### Instructions to follow
Could the lines from the start of the data through the line with "import plotly.graph_objects as go" be set down exactly, with no pictures among them?

### Given records
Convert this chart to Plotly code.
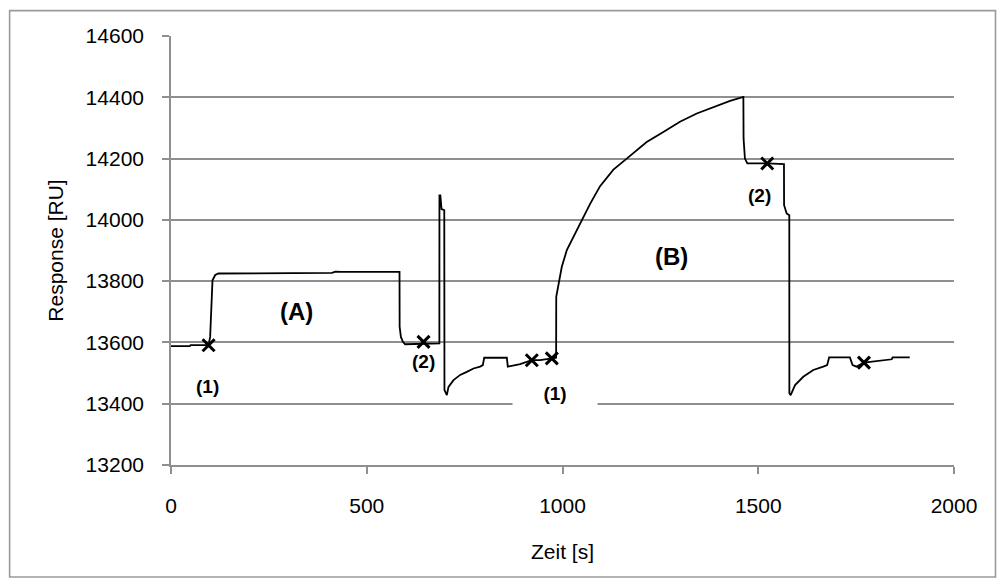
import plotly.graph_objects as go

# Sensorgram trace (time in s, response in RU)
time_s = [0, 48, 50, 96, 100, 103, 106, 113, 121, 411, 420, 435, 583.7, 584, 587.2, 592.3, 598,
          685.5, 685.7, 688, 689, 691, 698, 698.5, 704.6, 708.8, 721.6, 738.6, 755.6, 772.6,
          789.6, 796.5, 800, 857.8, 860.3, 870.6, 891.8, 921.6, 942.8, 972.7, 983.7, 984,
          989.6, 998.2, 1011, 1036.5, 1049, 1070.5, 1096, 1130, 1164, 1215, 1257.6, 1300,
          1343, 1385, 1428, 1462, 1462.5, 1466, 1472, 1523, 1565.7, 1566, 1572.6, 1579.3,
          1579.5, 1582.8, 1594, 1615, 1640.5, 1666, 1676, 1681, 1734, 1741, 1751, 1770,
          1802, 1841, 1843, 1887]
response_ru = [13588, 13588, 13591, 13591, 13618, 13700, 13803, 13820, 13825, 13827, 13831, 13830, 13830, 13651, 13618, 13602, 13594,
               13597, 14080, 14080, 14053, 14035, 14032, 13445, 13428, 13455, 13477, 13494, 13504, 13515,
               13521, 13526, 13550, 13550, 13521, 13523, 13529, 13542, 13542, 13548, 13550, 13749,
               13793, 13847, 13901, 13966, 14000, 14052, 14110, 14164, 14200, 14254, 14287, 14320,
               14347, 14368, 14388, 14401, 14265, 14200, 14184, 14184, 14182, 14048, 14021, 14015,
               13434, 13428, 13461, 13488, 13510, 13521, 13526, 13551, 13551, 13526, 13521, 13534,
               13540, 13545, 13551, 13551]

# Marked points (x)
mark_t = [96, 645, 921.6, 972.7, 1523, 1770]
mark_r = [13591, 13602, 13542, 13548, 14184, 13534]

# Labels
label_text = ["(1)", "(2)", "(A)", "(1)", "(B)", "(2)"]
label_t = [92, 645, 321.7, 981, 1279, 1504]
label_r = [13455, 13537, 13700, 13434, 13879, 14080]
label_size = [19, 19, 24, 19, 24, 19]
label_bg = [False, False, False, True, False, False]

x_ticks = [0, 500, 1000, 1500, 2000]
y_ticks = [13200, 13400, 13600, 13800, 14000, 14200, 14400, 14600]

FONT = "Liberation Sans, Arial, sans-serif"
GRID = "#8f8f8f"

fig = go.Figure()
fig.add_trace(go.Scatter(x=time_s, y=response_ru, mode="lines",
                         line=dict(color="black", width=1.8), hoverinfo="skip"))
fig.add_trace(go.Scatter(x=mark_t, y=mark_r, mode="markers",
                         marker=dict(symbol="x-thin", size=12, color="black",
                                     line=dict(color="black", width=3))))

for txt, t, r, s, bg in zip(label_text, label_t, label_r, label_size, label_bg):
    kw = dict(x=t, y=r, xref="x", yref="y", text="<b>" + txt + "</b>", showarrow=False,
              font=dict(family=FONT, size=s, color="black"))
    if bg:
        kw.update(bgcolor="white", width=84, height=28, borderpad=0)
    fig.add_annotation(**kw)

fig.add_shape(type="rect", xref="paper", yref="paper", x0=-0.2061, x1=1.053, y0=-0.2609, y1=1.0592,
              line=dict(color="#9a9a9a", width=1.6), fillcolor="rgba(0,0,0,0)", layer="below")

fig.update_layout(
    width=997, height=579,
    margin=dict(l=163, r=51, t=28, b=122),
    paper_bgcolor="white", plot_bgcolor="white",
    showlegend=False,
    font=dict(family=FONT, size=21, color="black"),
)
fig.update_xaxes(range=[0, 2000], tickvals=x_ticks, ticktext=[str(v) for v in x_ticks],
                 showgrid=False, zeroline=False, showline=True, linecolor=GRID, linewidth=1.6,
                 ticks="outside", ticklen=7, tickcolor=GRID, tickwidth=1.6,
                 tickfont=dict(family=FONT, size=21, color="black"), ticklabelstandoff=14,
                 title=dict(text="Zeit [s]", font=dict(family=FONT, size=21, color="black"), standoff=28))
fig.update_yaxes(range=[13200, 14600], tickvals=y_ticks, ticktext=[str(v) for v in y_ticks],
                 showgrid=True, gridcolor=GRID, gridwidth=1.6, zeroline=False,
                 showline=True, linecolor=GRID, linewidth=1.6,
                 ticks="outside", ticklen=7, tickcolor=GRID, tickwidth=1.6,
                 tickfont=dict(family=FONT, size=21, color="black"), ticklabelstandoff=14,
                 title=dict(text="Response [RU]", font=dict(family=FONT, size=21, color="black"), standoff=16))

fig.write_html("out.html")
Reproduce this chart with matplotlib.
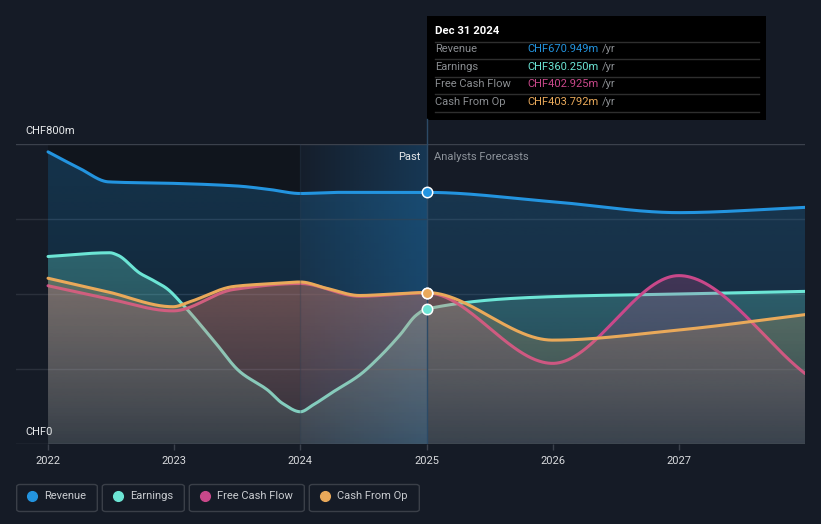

### The reply
Convert this chart to Plotly code.
import plotly.graph_objects as go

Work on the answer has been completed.